Until this framework is in open use however we will not know how effective it is (and what measures companies will take to minimise or avoid its impact).

As the privacy world watches and matures, in the security world, we are watching with a mix of curiosity and fascination.

In our field we don’t have such frameworks or measures. There are few statutes and frameworks for security that truly understand the complexity and value of the agregated and enriched customer data sets of the future.

Protecting the future of data

So what do we need to start considering from a cyber security perspective if we are to meet our data security and privacy obligations without getting in the way of this wave of innovation.

Firstly, the answer is not to say “no” to innovation

The cyber security industries risk avoidance approaches of the past 20 years will not work in this space. When choosing between security and innovation, most organisations will come out in favour of innovation, choosing to accept the risk instead.

This isn’t naivety, it’s survival.

So if we can’t say no then we will have to find ways to support and enable innovators. This will be no easy feat for an industry of professionals that are terrified that the next data breach will cost them their job.

So what are the challenges we will need to address to secure the data sets and innovative systems of the future (and their users)?

Four security challenges when protecting future data innovation

1) Threat assessment of artificial intelligence

Can we understand the logic and pathways of artificially intelligent systems well enough to predict their behaviours and identify and potential risks or sign of malicious activity?

MIT have set up an entire research department around morals and ethics in this space. It should not be long before we see security research in the same field.

2) Data anonymization and protecting the individual

Data anonymization is a hard problem. Can we protect our individuals sufficiently when aggregating data for new innovative systems? Can we measure if we are successful? What are the risks to individuals if we fail in this?

The risk from this is so serious that UK data protection law has specifically outlined rules against it.

3) Data ownership, transfer and acquisition

Can we consider personally identifiable information salable?

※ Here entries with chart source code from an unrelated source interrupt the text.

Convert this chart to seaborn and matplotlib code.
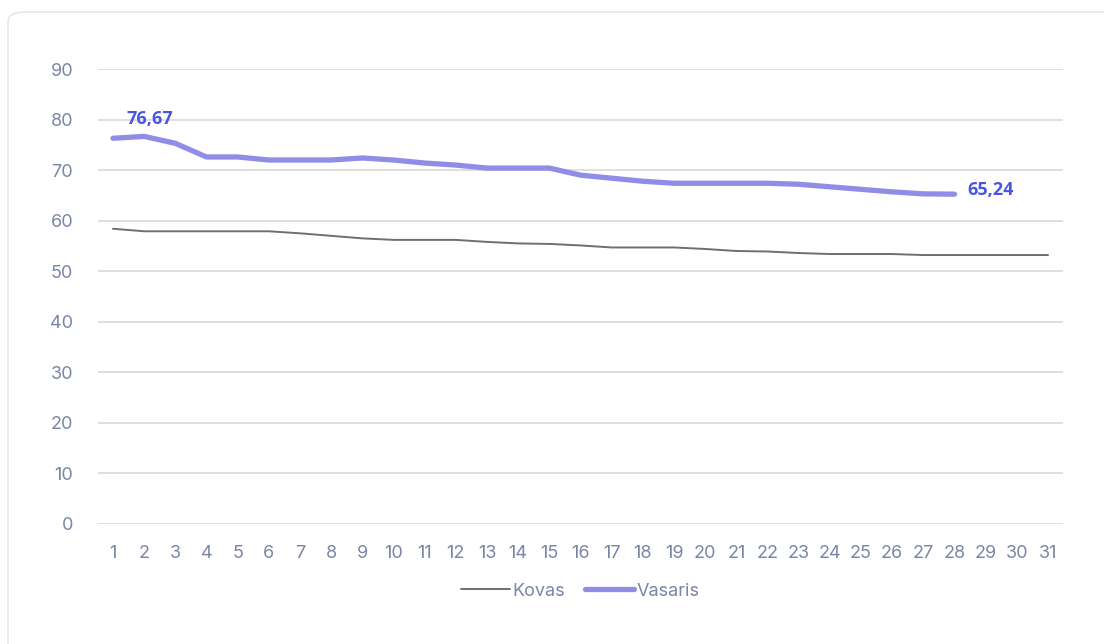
import numpy as np
import pandas as pd
import seaborn as sns
import matplotlib.pyplot as plt
from matplotlib.patches import FancyBboxPatch

# dienos ir reikšmės
dienos_kovas = list(range(1, 32))
kovas = [58.4, 57.9, 57.9, 57.9, 57.9, 57.9, 57.5, 57.0, 56.5, 56.2,
         56.2, 56.2, 55.8, 55.5, 55.4, 55.1, 54.7, 54.7, 54.7, 54.4,
         54.0, 53.9, 53.6, 53.4, 53.4, 53.4, 53.2, 53.2, 53.2, 53.2, 53.2]
dienos_vasaris = list(range(1, 29))
vasaris = [76.3, 76.67, 75.3, 72.6, 72.6, 72.0, 72.0, 72.0, 72.4, 72.0,
           71.4, 71.0, 70.4, 70.4, 70.4, 69.0, 68.4, 67.8, 67.4, 67.4,
           67.4, 67.4, 67.2, 66.7, 66.2, 65.7, 65.3, 65.24]

df_k = pd.DataFrame({'diena': dienos_kovas, 'reiksme': kovas})
df_v = pd.DataFrame({'diena': dienos_vasaris, 'reiksme': vasaris})

sns.set_style('white')
plt.rcParams['font.family'] = ['Inter', 'DejaVu Sans']

tick_col = '#7b86a6'
fig = plt.figure(figsize=(11.04, 6.44), dpi=100)
ax = fig.add_axes([98 / 1104, 1 - 524 / 644, (1063 - 98) / 1104, (524 - 69) / 644])

# kortelės rėmelis
fig.patches.append(FancyBboxPatch((8 / 1104, -0.05), 1.2, 1 - 12 / 644 + 0.05, transform=fig.transFigure,
                                  boxstyle='round,pad=0,rounding_size=0.015',
                                  facecolor='none', edgecolor='#e3e3e6', lw=1))

sns.lineplot(data=df_k, x='diena', y='reiksme', ax=ax, color='#6f6f6f', lw=1.4, label='Kovas')
sns.lineplot(data=df_v, x='diena', y='reiksme', ax=ax, color='#8f8de8', lw=3.8,
             label='Vasaris', solid_capstyle='round')

ax.set_xlim(0.52, 31.48)
ax.set_ylim(0, 90)
ax.set_xticks(dienos_kovas)
ax.set_yticks(range(0, 91, 10))
ax.grid(axis='y', color='#dcdcdc', lw=1.3)
ax.set_axisbelow(True)
for s in ax.spines.values():
    s.set_visible(False)
ax.tick_params(axis='both', colors=tick_col, labelsize=13, length=0)
ax.tick_params(axis='y', pad=18)
ax.tick_params(axis='x', pad=15)
ax.set_xlabel('')
ax.set_ylabel('')

lbl = dict(color='#4a55e2', fontsize=13, fontweight='bold', family='Open Sans')
ax.text(2.2, vasaris[1] + 1.6, '76,67', ha='center', va='bottom', **lbl)
ax.text(28.4, vasaris[-1] - 1.0, '65,24', ha='left', va='bottom', **lbl)

leg = ax.legend(loc='center', bbox_to_anchor=(0.5, (524 - 591) / (524 - 69)), ncol=2,
                frameon=False, fontsize=13, handlelength=2.7, handletextpad=0.15,
                columnspacing=1.1)
for t in leg.get_texts():
    t.set_color(tick_col)

fig.savefig('out.png', dpi=100)
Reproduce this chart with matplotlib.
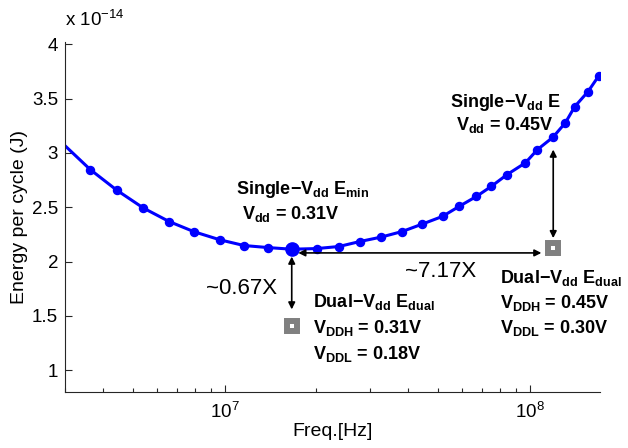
import numpy as np
import matplotlib
matplotlib.use("Agg")
import matplotlib.pyplot as plt

plt.rcParams['font.family'] = ['Liberation Sans', 'DejaVu Sans']
plt.rcParams['mathtext.fontset'] = 'custom'
plt.rcParams['mathtext.rm'] = 'Liberation Sans'
plt.rcParams['mathtext.it'] = 'Liberation Sans:italic'
plt.rcParams['mathtext.bf'] = 'Liberation Sans:bold'

# single-Vdd sweep: frequency (Hz) and energy per cycle (x 1e-14 J)
freq = [2.45e6, 3.63e6, 4.44e6, 5.42e6, 6.58e6, 7.96e6, 9.67e6, 1.158e7, 1.391e7,
        1.66e7, 2.004e7, 2.37e7, 2.777e7, 3.253e7, 3.819e7, 4.442e7, 5.178e7,
        5.87e7, 6.69e7, 7.49e7, 8.43e7, 9.68e7, 1.06e8, 1.192e8, 1.309e8,
        1.404e8, 1.552e8, 1.682e8]
energy = [3.30, 2.847, 2.656, 2.493, 2.369, 2.274, 2.200, 2.148, 2.129,
          2.114, 2.120, 2.139, 2.185, 2.225, 2.277, 2.345, 2.416,
          2.508, 2.600, 2.693, 2.801, 2.909, 3.031, 3.145, 3.278,
          3.426, 3.564, 3.708]

emin_f, emin_e = 1.66e7, 2.114
dual_f = [1.66e7, 1.192e8]
dual_e = [1.406, 2.124]

fig = plt.figure(figsize=(6.28, 4.48), dpi=100)
ax = fig.add_axes([0.1035, 0.125, 0.852, 0.781])

ax.plot(freq, energy, '-o', color='#0000ff', lw=2.2, ms=5.8, mfc='#0000ff', mec='#0000ff')
ax.plot(emin_f, emin_e, 'o', color='#0000ff', ms=9.5)
ax.plot(dual_f, dual_e, 's', ms=7.9, mfc='white', mec='#808080', mew=4.3, ls='none')

ax.set_xscale('log')
ax.set_xlim(3e6, 1.7e8)
ax.set_ylim(0.8, 4.02)
ax.set_yticks([1, 1.5, 2, 2.5, 3, 3.5, 4])
ax.set_yticklabels(['1', '1.5', '2', '2.5', '3', '3.5', '4'])

for s in ['top', 'right']:
    ax.spines[s].set_visible(False)
for s in ['left', 'bottom']:
    ax.spines[s].set_color('#262626')
    ax.spines[s].set_linewidth(0.8)
ax.tick_params(which='both', direction='in', colors='#262626', labelcolor='black', labelsize=13.5)
ax.tick_params(which='major', length=5, width=0.8)
ax.tick_params(which='minor', length=3, width=0.8)
ax.tick_params(axis='x', pad=7)
ax.tick_params(axis='y', pad=5)

ax.set_xlabel('Freq.[Hz]', fontsize=14, labelpad=1)
ax.set_ylabel('Energy per cycle (J)', fontsize=14, labelpad=3)
ax.text(0.0, 1.035, r'x 10$^{-14}$', transform=ax.transAxes, fontsize=13.5, ha='left', va='bottom')

arrow = dict(arrowstyle='<|-|>', color='black', lw=1.2, mutation_scale=10, shrinkA=0, shrinkB=0)
ax.annotate('', xy=(1.66e7, 1.56), xytext=(1.66e7, 2.046), arrowprops=arrow)
ax.annotate('', xy=(1.092e8, 2.08), xytext=(1.744e7, 2.08), arrowprops=arrow)
ax.annotate('', xy=(1.194e8, 2.216), xytext=(1.194e8, 3.031), arrowprops=arrow)

bold = dict(fontsize=13, fontweight='bold', ha='left', va='baseline')
ax.text(1.09e7, 2.622, 'Single\u2212$\\mathbf{V_{dd}}$ $\\mathbf{E_{min}}$', **bold)
ax.text(1.141e7, 2.39, '$\\mathbf{V_{dd}}$ = 0.31V', **bold)
ax.text(5.47e7, 3.426, 'Single\u2212$\\mathbf{V_{dd}}$ E', **bold)
ax.text(5.72e7, 3.21, '$\\mathbf{V_{dd}}$ = 0.45V', **bold)
ax.text(1.944e7, 1.579, 'Dual\u2212$\\mathbf{V_{dd}}$ $\\mathbf{E_{dual}}$', **bold)
ax.text(1.944e7, 1.339, '$\\mathbf{V_{DDH}}$ = 0.31V', **bold)
ax.text(1.944e7, 1.108, '$\\mathbf{V_{DDL}}$ = 0.18V', **bold)
ax.text(7.98e7, 1.80, 'Dual\u2212$\\mathbf{V_{dd}}$ $\\mathbf{E_{dual}}$', **bold)
ax.text(7.98e7, 1.57, '$\\mathbf{V_{DDH}}$ = 0.45V', **bold)
ax.text(7.98e7, 1.339, '$\\mathbf{V_{DDL}}$ = 0.30V', **bold)

ax.text(1.137e7, 1.757, '~0.67X', fontsize=16, ha='center', va='center')
ax.text(5.1e7, 1.908, '~7.17X', fontsize=16, ha='center', va='center')

fig.savefig('out.png', dpi=100)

How to protect individuals when selling and transferring data between companies? How much is too much data for one company to hold?

4) Data corruption, tampering and poisoning of artificially intelligent systems

If our AI is as effective and safe as the data that feeds the algorithms, supply chain security needs to expand to also include data supply chain. Can we protect our systems from data poisoning? Could a malicious individual or group inject data to bias, limit or make our systems unsafe?

If this sounds far fetched, let’s not forget Microsoft’s failed experiment with AI chat bots.

Solutions needed today for tomorrows creepy line

Technical innovators globally have a big challenge ahead of them when protecting their users and their data.

It’s only be recognising these challenges and addressing them early and openly will we as an industry be able to meet our obligations and keep people safe online.

While this shouldn’t come at the cost of innovation, we should be mindful that until we have solved some of the challenges in this space, we need to be careful to distinguish between what we can build and what we should.